With the ammunitions plant downsizing and several mines shutting down, residents worry that Mineral County, already one of the poorest counties in Nevada, might go bankrupt if the lake’s fish die. Pickup trucks sport “Save Walker Lake” bumper stickers, and a poster in a shop window describes how to sew a square for a “Save Our Lake” quilt.

Records show that about 4,200 out-of-town fishers flock to Walker Lake each year. That is more than half the population of Mineral County, which has about 6,600 residents.

“If the fish die,” said Mineral County Commissioner Herman Staat, “that would really hurt because we get quite a few people from other states for fishing. They buy lures, fishing licenses, gas for their boat, fill up the motels, and it all gives a boost to the economy. We would really feel it.”


The Walker River originates with two forks in the Eastern Sierra of California that join near Yerington, Nev., in Lyon County, one of the state’s prime agricultural regions, before winding into Mineral County to the east. Over the years, courts have overallocated Walker River water to farmers and ranchers in California, Nevada and the Paiute Indian reservation just north of Walker Lake.

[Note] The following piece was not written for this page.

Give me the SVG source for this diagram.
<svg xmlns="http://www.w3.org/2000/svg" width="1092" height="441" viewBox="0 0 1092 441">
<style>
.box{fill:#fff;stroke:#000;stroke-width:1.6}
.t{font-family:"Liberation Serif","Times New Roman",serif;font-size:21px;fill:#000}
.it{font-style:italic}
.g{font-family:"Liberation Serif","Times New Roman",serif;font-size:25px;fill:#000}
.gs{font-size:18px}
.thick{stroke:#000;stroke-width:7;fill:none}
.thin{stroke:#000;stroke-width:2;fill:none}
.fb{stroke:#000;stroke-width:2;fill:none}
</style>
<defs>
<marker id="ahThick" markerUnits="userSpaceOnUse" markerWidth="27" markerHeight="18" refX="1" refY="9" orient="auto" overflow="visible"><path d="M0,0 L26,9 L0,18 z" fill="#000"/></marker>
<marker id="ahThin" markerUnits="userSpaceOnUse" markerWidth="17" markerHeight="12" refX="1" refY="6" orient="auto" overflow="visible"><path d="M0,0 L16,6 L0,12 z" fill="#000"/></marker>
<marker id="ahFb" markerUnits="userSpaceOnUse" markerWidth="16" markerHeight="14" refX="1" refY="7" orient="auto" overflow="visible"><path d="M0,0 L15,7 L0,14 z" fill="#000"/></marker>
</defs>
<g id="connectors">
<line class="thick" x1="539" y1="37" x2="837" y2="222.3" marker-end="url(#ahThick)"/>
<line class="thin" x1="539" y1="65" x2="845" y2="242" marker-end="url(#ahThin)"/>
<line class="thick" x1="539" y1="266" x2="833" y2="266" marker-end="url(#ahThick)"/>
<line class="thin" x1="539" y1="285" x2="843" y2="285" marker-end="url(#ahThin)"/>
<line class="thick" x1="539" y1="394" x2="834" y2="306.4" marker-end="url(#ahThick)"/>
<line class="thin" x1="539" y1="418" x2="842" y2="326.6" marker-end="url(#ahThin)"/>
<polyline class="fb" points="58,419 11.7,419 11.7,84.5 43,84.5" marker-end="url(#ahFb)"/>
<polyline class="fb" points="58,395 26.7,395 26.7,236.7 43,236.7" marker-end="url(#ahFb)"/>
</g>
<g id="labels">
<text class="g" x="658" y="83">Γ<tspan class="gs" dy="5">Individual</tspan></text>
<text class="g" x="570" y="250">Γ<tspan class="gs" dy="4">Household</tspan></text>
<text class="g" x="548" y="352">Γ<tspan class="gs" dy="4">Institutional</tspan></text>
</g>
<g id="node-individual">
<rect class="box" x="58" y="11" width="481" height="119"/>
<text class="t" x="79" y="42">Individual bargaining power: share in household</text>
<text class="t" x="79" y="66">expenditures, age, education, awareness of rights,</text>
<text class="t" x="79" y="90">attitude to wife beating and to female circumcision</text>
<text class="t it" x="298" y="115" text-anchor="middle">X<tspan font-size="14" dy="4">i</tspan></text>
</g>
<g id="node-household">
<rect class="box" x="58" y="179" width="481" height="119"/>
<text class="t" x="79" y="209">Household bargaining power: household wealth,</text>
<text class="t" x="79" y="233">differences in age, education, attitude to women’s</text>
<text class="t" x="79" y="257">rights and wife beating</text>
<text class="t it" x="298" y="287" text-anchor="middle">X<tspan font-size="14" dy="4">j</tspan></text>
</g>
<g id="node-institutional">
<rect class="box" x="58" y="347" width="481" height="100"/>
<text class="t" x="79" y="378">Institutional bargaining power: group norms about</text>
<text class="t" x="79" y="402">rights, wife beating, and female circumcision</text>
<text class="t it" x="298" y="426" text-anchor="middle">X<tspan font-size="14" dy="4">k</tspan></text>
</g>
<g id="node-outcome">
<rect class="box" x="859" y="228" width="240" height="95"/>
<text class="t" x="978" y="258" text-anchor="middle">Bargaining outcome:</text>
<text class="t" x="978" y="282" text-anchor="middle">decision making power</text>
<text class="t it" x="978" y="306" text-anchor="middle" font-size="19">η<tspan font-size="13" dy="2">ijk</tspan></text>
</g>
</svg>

Even in above-average rainfall years, the river system often does not hold enough water to satisfy all of the legal water rights held by ranchers and farmers. During the last seven years of mostly drought, virtually all the water was diverted, with none reaching the lake except for a small amount last year from the settlement of an unrelated lawsuit.

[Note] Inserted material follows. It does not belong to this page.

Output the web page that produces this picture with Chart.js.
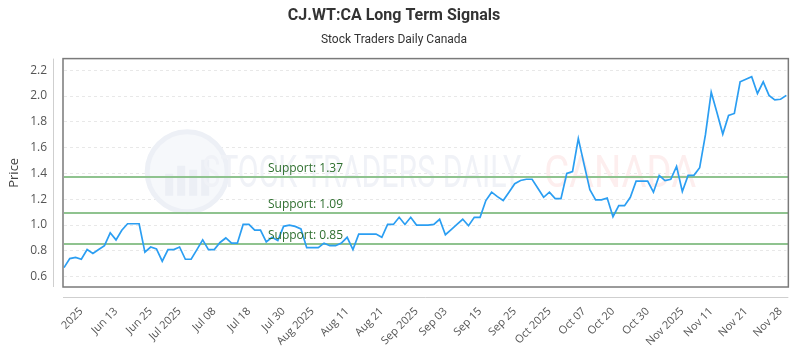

According to studies cited by Sevon, about 137,000 acre-feet of water per year is the minimum amount needed to keep Walker Lake’s level from dropping lower. That represents more than a third of the average annual flow at the upper end of the river.

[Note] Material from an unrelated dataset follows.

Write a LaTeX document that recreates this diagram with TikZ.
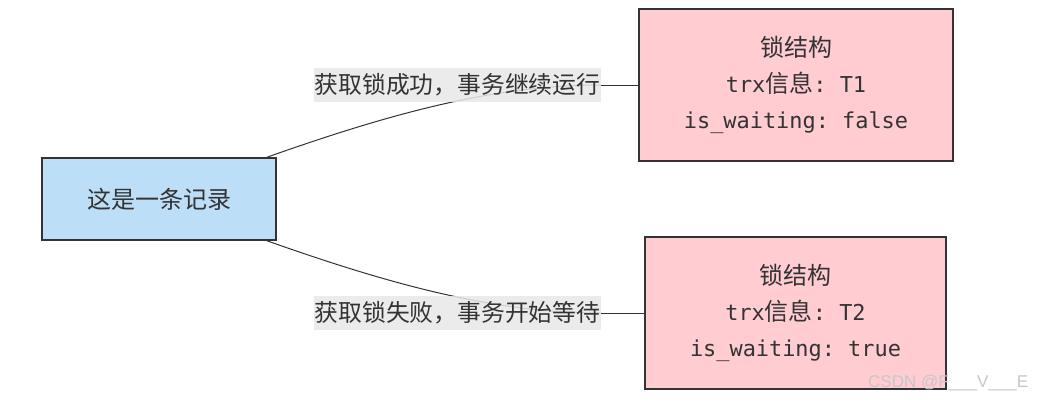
\documentclass[tikz,border=0pt]{standalone}
\usepackage{fontspec}
\setmainfont{Liberation Sans}
\setmonofont{DejaVu Sans Mono}
\newfontfamily\cjk{Noto Sans CJK SC}
\definecolor{txt}{HTML}{333333}
\definecolor{blueFill}{HTML}{BDDEF7}
\definecolor{pinkFill}{HTML}{FFCCD1}
\definecolor{lblFill}{HTML}{E8E8E8}
\newcommand{\cjkbig}{\cjk\fontsize{24}{36}\selectfont}
\tikzset{
  box/.style={draw=txt, line width=1.3pt, rectangle, inner sep=0pt, text=txt, align=center},
  recbox/.style={box, fill=blueFill, minimum width=234pt, minimum height=82pt, font=\cjk\fontsize{24}{28}\selectfont},
  lockbox/.style={box, fill=pinkFill, minimum height=152pt, font=\fontsize{21.9}{36}\selectfont},
  lbl/.style={rectangle, fill=lblFill, fill opacity=0.85, text opacity=1, text=txt, inner sep=0pt, minimum width=287pt, minimum height=34pt, font=\cjk\fontsize{23.8}{28}\selectfont},
  conn/.style={draw=txt, line width=1pt},
}
\begin{document}
\begin{tikzpicture}[x=1pt,y=1pt]
\useasboundingbox (0,0) rectangle (1037,-402);
\fill[white] (0,0) rectangle (1037,-402);
\node[recbox] (rec) at (159,-199) {这是一条记录};
\node[lockbox, minimum width=314pt] (lockA) at (796,-85) {{\cjkbig 锁结构}\\{\ttfamily trx}{\cjkbig 信息}{\ttfamily: T1}\\{\ttfamily is\_waiting: false}};
\node[lockbox, minimum width=301pt] (lockB) at (795.5,-313) {{\cjkbig 锁结构}\\{\ttfamily trx}{\cjkbig 信息}{\ttfamily: T2}\\{\ttfamily is\_waiting: true}};
\coordinate (ea) at (601,-85);
\coordinate (eb) at (601,-313);
\draw[conn] ([xshift=-10pt]rec.north east) .. controls (400,-110) and (500,-85) .. (ea);
\draw[conn] ([xshift=-10pt]rec.south east) .. controls (400,-288) and (500,-313) .. (eb);
\node[lbl] (la) at (457.5,-85) {获取锁成功，事务继续运行};
\node[lbl] (lb) at (457.5,-313) {获取锁失败，事务开始等待};
\draw[conn] (la.east) -- (lockA.west);
\draw[conn] (lb.east) -- (lockB.west);
\node[anchor=west, text=black!22, font=\fontsize{17}{20}\selectfont, inner sep=0pt] (wm) at (868,-383) {CSDN @F\_\_\_V\_\_\_E};
\end{tikzpicture}
\end{document}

Members of the Hawthorne citizens group do not dispute the legal water rights of the upstream farmers and ranchers, but some members accuse them of wasting water or expanding operations at the expense of the lake. They cite a Nevada law under which water rights can be lost if water is not used within a certain period, which they say encourages waste.

“We believe that there are compromises that could be reached where they could divert water in Lyon County and still provide water for the lake,” said Louis Thompson, chairman of the Walker Lake Working Group. “It would be much more desirable to reach a negotiated settlement, but we are prepared to go to court. We are bound and determined to get more water into the lake.”

Some group members complained that all the political and economic clout lies upstream in Lyon County, noting that one of their state representatives is the Nevada Assembly Speaker, Joseph Dini of Yerington, who has opposed efforts to provide more water for the lake. Among those who own ranches or farms along the Walker River are some of Nevada’s wealthy, including hotel executive Barron Hilton and Sparks, Nev., casino owner John Ascuaga.


The Sierra Club has joined the Hawthorne group’s fight to keep the lake from dying. Sen. Harry Reid (D-Nev.) has also pledged to try to save the lake, the second-largest entirely within the state and a remnant of a vast Pleistocene-era lake.

Some proposed solutions include a water rights buyout, and encouraging farmers to switch to water conserving farming methods. But many of the proposed remedies could take longer to implement than the few years biologists say the trout might have left.

Lyon County farmers denied that they waste water, and said that many of them have switched to water saving irrigation practices. There is not enough water in the Walker River system to save the lake without destroying the economy of their area, they said.

“We’ve just had six or seven dry years, and the whole area is very dry, it’s like a sponge,” said Richard Fulstone, who owns ranching interests in Lyon County and eastern California and is chairman of the U.S. Board of Water Commissioners. “If you tried to take a consistent supply of water out of this area, you would devastate it. You would displace families and everything else.”

Dying Environment

Residents of Hawthorne Nev., have depended on trout from nearby Walker Lake to attract fishermen and drive the local economy. But scientists say the lake’s surface level is dropping and within two years, all of the trout could be dead.